Tidal energy operational and spatial planning optimisation

Lead Research Organisation: Imperial College London
Department Name: Earth Science and Engineering


The UK, is committed to reduce greenhouse gas emissions by 80% by the year 2050 relative to 1990 levels, and to meeting 15% of its energy from renewable sources by 2020. Research suggests that the combined operation of tidal stream and range power schemes can exceed 12% of the UK's energy demand from a sustainable, clean energy source. In comparison with other renewable energy sources this comes with complete predictability which means that tidal can play a vital role in meeting the nation's energy needs. At the time of writing this proposal, pilot projects for tidal stream and range based energy generation are in the advanced stages of planning and development within the UK. The first tidal stream turbines installed within a pilot array in the Pentland Firth off of Scotland have just started to generate power. For tidal range-based technologies, the UK Government's "Hendry review", released on the 10th of Feb 2017, recommended that tidal lagoons (tidal range structures) can play an important role in the UK's energy mix. This provides a roadmap towards the development of the Swansea Bay lagoon as a pathfinder project and the first tidal range energy structure of this type worldwide. Construction could commence in 2018, with much larger industrial projects to follow subsequently.

We are thus at a crucial stage in the development of a new tidal-based renewable energy sector where the UK currently leads the world. This project seeks to build on this strong position by providing timely research on the environmental and ecological impacts of new, larger tidal developments in a manner that supports decision making by stakeholders, including coastal engineers, financiers, and primarily those concerned with environmental impacts. This project builds upon a strong foundation of recent work at Imperial College London that has provided the preliminary demonstration of computational methods for the representation of turbine arrays and tidal range structures within multi-scale models, as well as the optimisation of array designs and tidal plant operations to maximise power or profit, while minimising environmental impacts.

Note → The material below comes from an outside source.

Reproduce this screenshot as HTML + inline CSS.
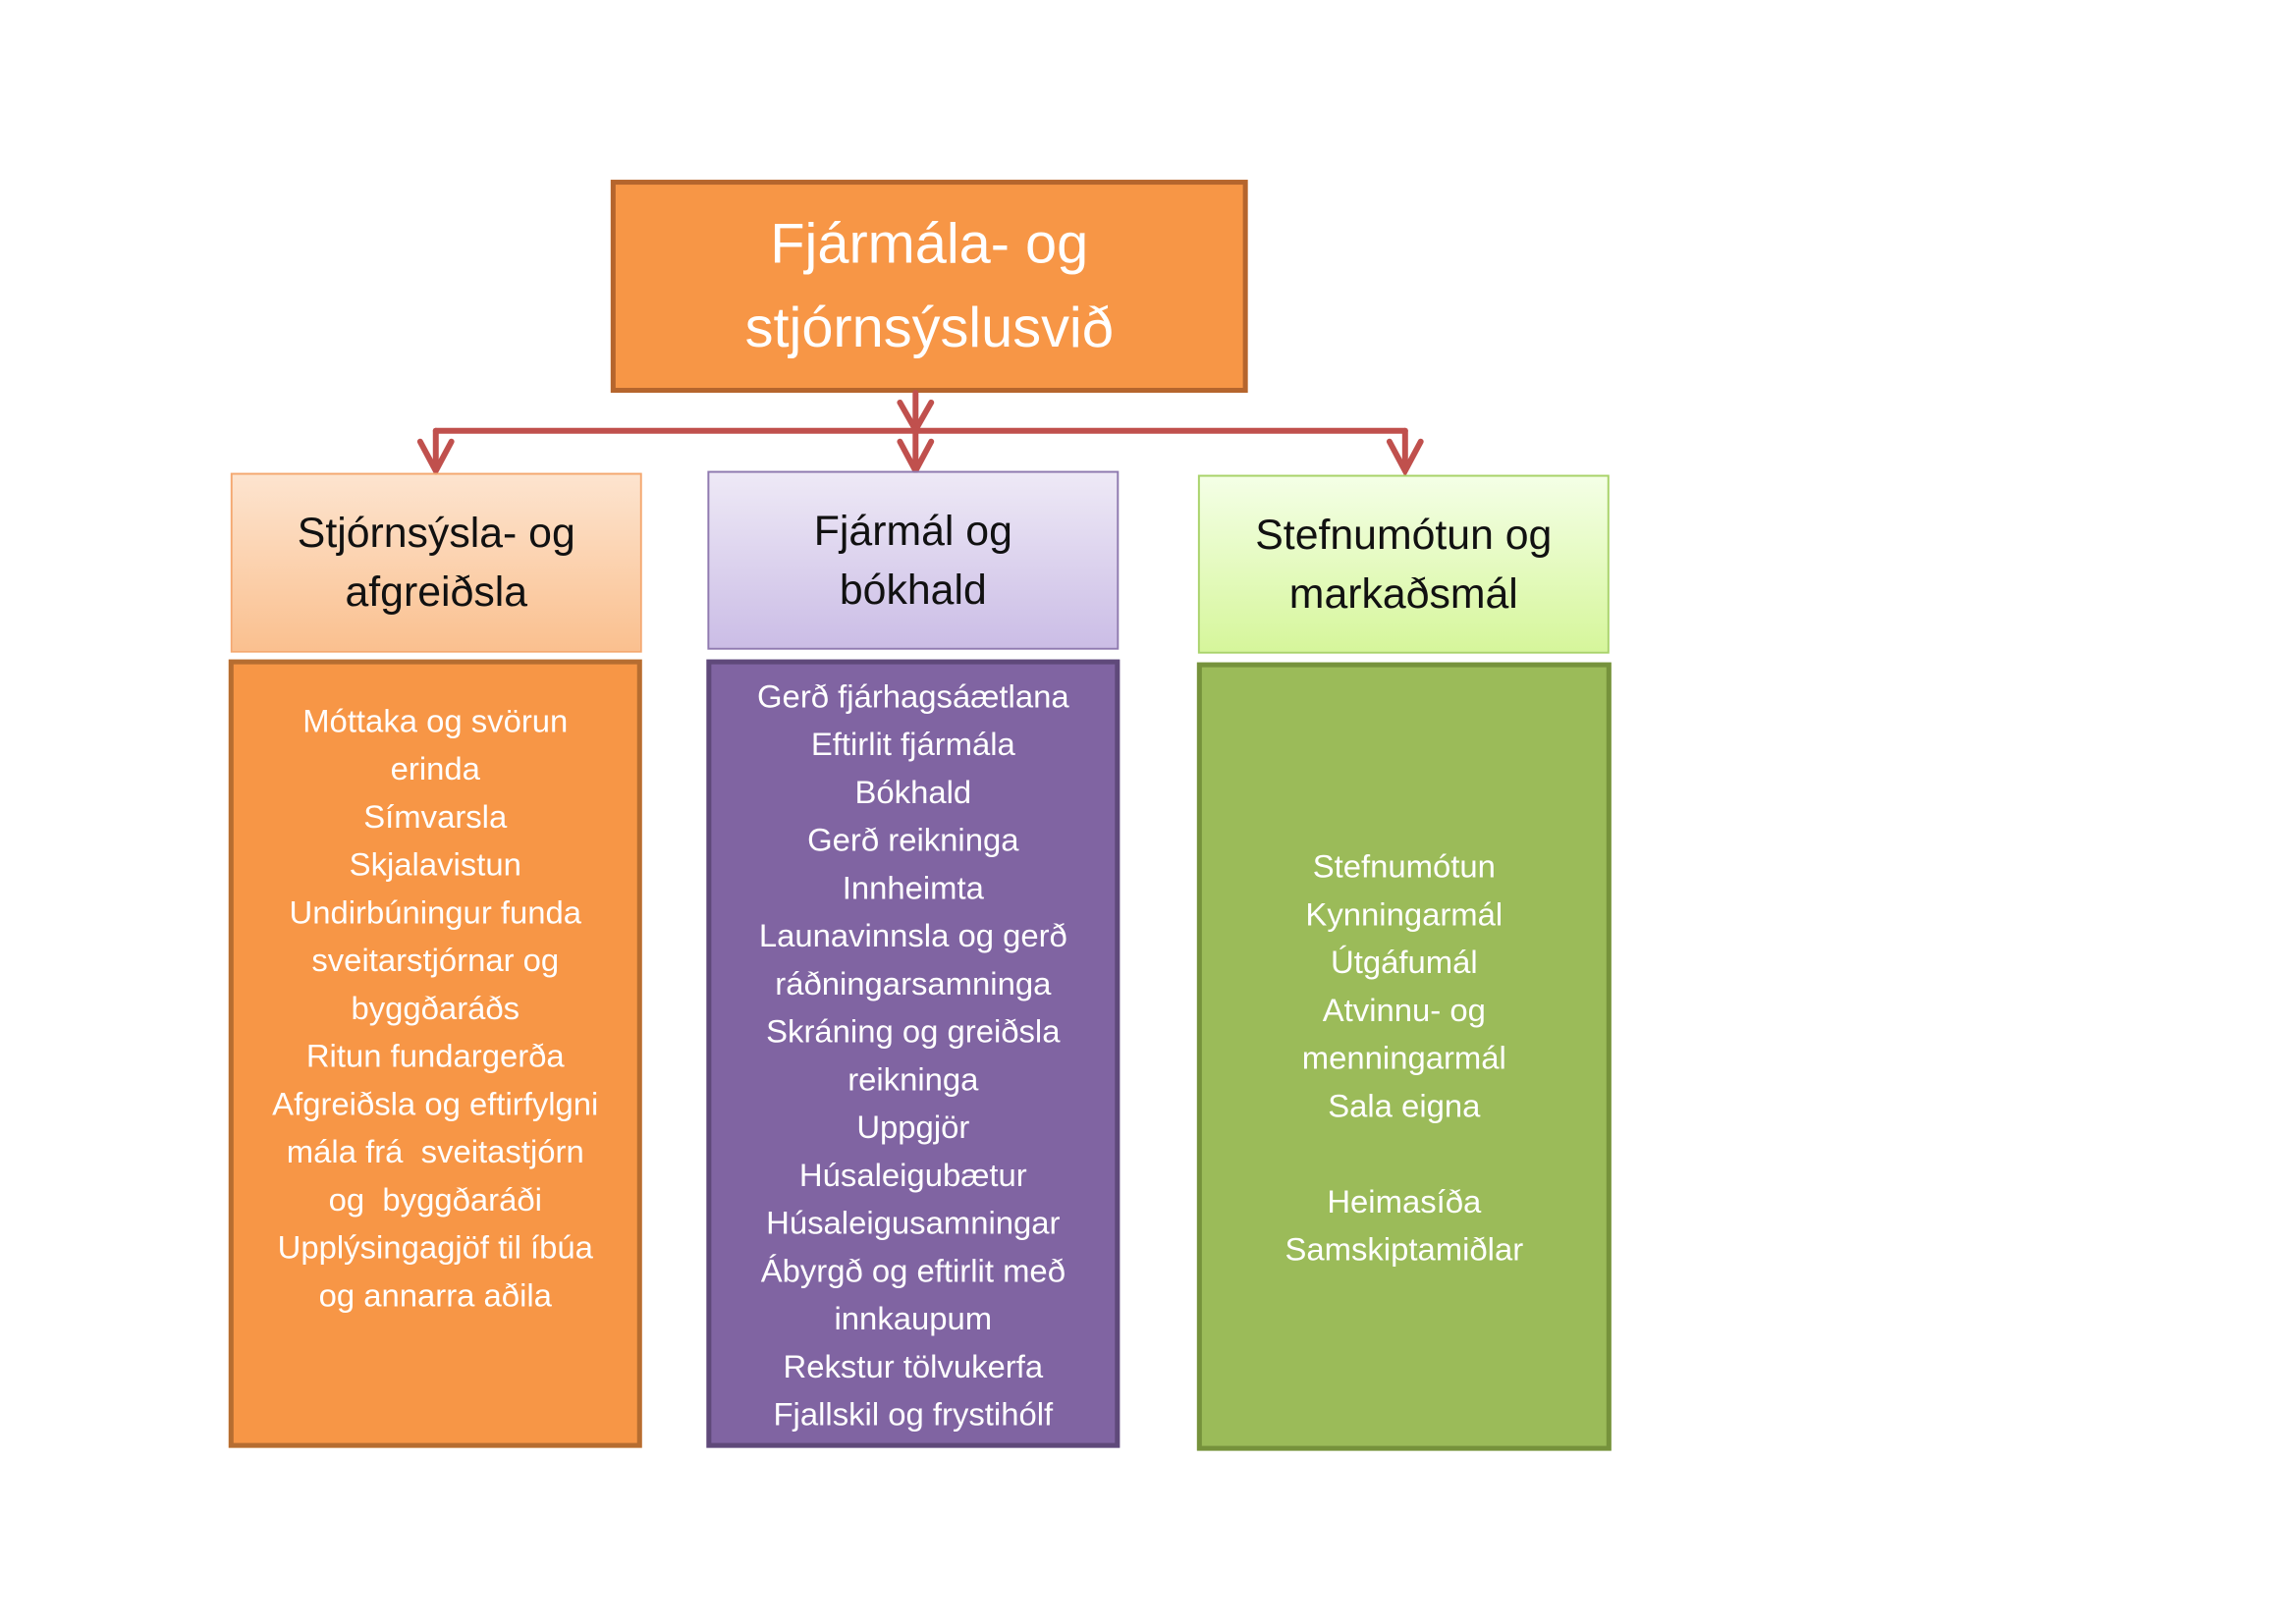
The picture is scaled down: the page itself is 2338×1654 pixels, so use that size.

The proposed research will focus on the optimal spatial planning and operational control of prospective tidal range projects. Recent computational modelling findings suggest that up-scaling the development of marine energy infrastructure beyond the pilot scale poses a formidable challenge. Industrial proposals need to comprehensively evaluate and compensate for impacts on environmental processes that relate to water quality for sensitive species and tidal dynamics alterations. A quantification of environmental impacts (e.g. tidal flushing, Dissolved Oxygen) via simulation software can become computationally demanding when multiple processes are modelled at a large scale. Opportunities to reduce the computational load could stem from the fact that many of the environmental constraints can be described as objective functions. The optimisation proposed will be fully coupled to the underlying tidal dynamics, so that changes to tidal range structure design and control can feed back to the hydro-environmental processes and vice-versa.

The research will be conducted at the interface of academia and industry, and will be informed by marine energy developers, technical consultants and experts in environmental and coastal processes. Input from industry will be in the form of observed and model data that will be compared against the results of the tidal energy optimisation software. The data will also inform the optimisation method's constraints, and will be used to validate corresponding coastal models that aim to assess optimised designs of a series of industrial tidal range energy proposals. The overarching motivation of the research will be to inform environmental impact assessment practices and the sustainable development of upcoming clean energy technologies that will be developed by the UK's industry.